-- start of Supplied material --

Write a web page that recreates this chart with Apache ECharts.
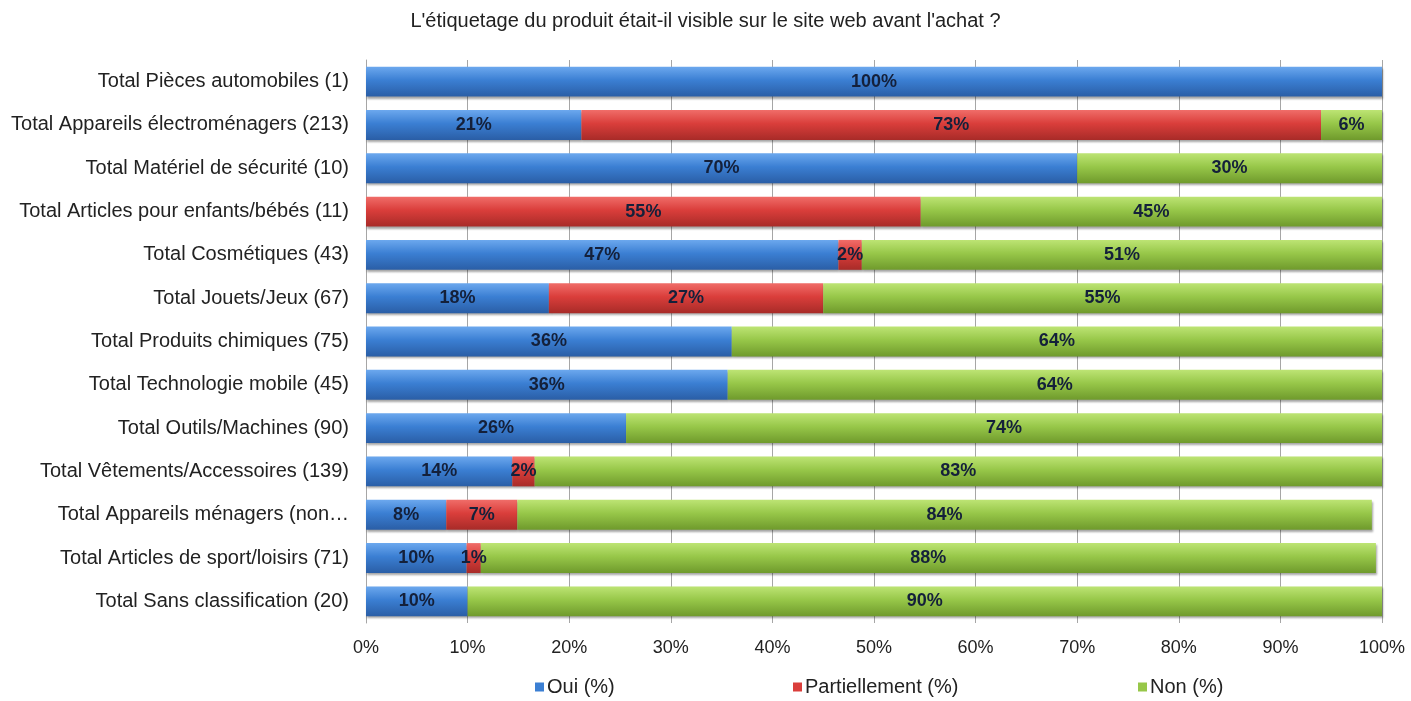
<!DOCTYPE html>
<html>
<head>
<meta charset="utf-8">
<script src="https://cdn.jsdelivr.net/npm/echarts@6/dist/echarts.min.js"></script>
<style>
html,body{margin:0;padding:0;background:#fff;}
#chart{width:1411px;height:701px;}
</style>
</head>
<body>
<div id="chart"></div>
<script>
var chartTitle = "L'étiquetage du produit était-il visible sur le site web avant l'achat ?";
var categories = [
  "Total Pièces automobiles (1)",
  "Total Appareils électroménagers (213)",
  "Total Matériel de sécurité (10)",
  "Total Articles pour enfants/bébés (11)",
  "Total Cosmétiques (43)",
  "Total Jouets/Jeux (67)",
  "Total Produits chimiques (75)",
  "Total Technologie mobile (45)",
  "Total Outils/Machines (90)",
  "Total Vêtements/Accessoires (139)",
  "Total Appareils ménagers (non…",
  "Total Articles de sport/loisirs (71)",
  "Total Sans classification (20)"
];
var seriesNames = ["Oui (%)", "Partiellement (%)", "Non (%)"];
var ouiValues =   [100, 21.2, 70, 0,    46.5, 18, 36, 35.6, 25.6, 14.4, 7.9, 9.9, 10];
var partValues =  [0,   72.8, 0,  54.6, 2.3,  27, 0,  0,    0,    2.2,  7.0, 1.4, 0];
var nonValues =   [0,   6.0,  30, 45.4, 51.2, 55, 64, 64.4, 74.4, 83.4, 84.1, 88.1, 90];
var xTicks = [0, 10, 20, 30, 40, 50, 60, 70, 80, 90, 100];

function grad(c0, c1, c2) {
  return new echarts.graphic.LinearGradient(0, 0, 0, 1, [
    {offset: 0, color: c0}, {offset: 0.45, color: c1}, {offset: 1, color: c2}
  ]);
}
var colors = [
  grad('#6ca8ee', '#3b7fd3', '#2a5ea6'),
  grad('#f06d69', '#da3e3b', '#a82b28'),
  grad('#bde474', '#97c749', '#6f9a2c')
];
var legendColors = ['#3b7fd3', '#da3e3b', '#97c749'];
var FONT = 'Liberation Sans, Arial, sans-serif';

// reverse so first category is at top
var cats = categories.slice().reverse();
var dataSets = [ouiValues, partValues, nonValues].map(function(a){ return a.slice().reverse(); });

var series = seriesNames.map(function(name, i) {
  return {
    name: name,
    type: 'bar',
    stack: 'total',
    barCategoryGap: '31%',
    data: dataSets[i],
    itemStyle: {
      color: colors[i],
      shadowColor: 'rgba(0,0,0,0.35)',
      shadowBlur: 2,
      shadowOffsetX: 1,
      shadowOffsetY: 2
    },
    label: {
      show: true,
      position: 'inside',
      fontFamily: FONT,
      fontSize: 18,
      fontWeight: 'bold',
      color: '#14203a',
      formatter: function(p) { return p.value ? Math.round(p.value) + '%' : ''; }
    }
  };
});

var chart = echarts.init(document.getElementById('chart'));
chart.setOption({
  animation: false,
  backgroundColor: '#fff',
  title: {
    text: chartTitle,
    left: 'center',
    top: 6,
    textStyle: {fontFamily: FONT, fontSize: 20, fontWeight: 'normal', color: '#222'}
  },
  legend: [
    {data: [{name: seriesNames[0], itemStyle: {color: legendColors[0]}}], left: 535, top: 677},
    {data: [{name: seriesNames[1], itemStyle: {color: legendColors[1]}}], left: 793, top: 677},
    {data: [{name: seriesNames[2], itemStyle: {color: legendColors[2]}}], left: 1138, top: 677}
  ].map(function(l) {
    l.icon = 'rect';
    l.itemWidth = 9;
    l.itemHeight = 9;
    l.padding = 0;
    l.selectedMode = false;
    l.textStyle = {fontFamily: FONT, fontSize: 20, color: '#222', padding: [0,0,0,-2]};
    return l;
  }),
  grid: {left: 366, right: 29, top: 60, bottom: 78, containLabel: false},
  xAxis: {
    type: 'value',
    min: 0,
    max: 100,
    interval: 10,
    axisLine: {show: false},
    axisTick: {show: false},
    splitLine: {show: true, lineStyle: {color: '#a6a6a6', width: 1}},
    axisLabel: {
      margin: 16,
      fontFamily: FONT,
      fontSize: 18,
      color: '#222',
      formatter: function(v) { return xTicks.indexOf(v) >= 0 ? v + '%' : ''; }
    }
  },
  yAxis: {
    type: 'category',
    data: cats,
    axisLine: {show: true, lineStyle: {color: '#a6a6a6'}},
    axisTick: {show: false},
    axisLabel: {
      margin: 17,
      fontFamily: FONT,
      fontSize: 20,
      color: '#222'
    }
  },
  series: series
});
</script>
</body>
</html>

-- end of Supplied material --

Short task> Each line of the data is to be duplicated exactly; pictures stay out of the copy.

Exercise answer>
Write a web page that recreates this chart with Apache ECharts.
<!DOCTYPE html>
<html>
<head>
<meta charset="utf-8">
<script src="https://cdn.jsdelivr.net/npm/echarts@6/dist/echarts.min.js"></script>
<style>
html,body{margin:0;padding:0;background:#fff;}
#chart{width:1411px;height:701px;}
</style>
</head>
<body>
<div id="chart"></div>
<script>
var chartTitle = "L'étiquetage du produit était-il visible sur le site web avant l'achat ?";
var categories = [
  "Total Pièces automobiles (1)",
  "Total Appareils électroménagers (213)",
  "Total Matériel de sécurité (10)",
  "Total Articles pour enfants/bébés (11)",
  "Total Cosmétiques (43)",
  "Total Jouets/Jeux (67)",
  "Total Produits chimiques (75)",
  "Total Technologie mobile (45)",
  "Total Outils/Machines (90)",
  "Total Vêtements/Accessoires (139)",
  "Total Appareils ménagers (non…",
  "Total Articles de sport/loisirs (71)",
  "Total Sans classification (20)"
];
var seriesNames = ["Oui (%)", "Partiellement (%)", "Non (%)"];
var ouiValues =   [100, 21.2, 70, 0,    46.5, 18, 36, 35.6, 25.6, 14.4, 7.9, 9.9, 10];
var partValues =  [0,   72.8, 0,  54.6, 2.3,  27, 0,  0,    0,    2.2,  7.0, 1.4, 0];
var nonValues =   [0,   6.0,  30, 45.4, 51.2, 55, 64, 64.4, 74.4, 83.4, 84.1, 88.1, 90];
var xTicks = [0, 10, 20, 30, 40, 50, 60, 70, 80, 90, 100];

function grad(c0, c1, c2) {
  return new echarts.graphic.LinearGradient(0, 0, 0, 1, [
    {offset: 0, color: c0}, {offset: 0.45, color: c1}, {offset: 1, color: c2}
  ]);
}
var colors = [
  grad('#6ca8ee', '#3b7fd3', '#2a5ea6'),
  grad('#f06d69', '#da3e3b', '#a82b28'),
  grad('#bde474', '#97c749', '#6f9a2c')
];
var legendColors = ['#3b7fd3', '#da3e3b', '#97c749'];
var FONT = 'Liberation Sans, Arial, sans-serif';

// reverse so first category is at top
var cats = categories.slice().reverse();
var dataSets = [ouiValues, partValues, nonValues].map(function(a){ return a.slice().reverse(); });

var series = seriesNames.map(function(name, i) {
  return {
    name: name,
    type: 'bar',
    stack: 'total',
    barCategoryGap: '31%',
    data: dataSets[i],
    itemStyle: {
      color: colors[i],
      shadowColor: 'rgba(0,0,0,0.35)',
      shadowBlur: 2,
      shadowOffsetX: 1,
      shadowOffsetY: 2
    },
    label: {
      show: true,
      position: 'inside',
      fontFamily: FONT,
      fontSize: 18,
      fontWeight: 'bold',
      color: '#14203a',
      formatter: function(p) { return p.value ? Math.round(p.value) + '%' : ''; }
    }
  };
});

var chart = echarts.init(document.getElementById('chart'));
chart.setOption({
  animation: false,
  backgroundColor: '#fff',
  title: {
    text: chartTitle,
    left: 'center',
    top: 6,
    textStyle: {fontFamily: FONT, fontSize: 20, fontWeight: 'normal', color: '#222'}
  },
  legend: [
    {data: [{name: seriesNames[0], itemStyle: {color: legendColors[0]}}], left: 535, top: 677},
    {data: [{name: seriesNames[1], itemStyle: {color: legendColors[1]}}], left: 793, top: 677},
    {data: [{name: seriesNames[2], itemStyle: {color: legendColors[2]}}], left: 1138, top: 677}
  ].map(function(l) {
    l.icon = 'rect';
    l.itemWidth = 9;
    l.itemHeight = 9;
    l.padding = 0;
    l.selectedMode = false;
    l.textStyle = {fontFamily: FONT, fontSize: 20, color: '#222', padding: [0,0,0,-2]};
    return l;
  }),
  grid: {left: 366, right: 29, top: 60, bottom: 78, containLabel: false},
  xAxis: {
    type: 'value',
    min: 0,
    max: 100,
    interval: 10,
    axisLine: {show: false},
    axisTick: {show: false},
    splitLine: {show: true, lineStyle: {color: '#a6a6a6', width: 1}},
    axisLabel: {
      margin: 16,
      fontFamily: FONT,
      fontSize: 18,
      color: '#222',
      formatter: function(v) { return xTicks.indexOf(v) >= 0 ? v + '%' : ''; }
    }
  },
  yAxis: {
    type: 'category',
    data: cats,
    axisLine: {show: true, lineStyle: {color: '#a6a6a6'}},
    axisTick: {show: false},
    axisLabel: {
      margin: 17,
      fontFamily: FONT,
      fontSize: 20,
      color: '#222'
    }
  },
  series: series
});
</script>
</body>
</html>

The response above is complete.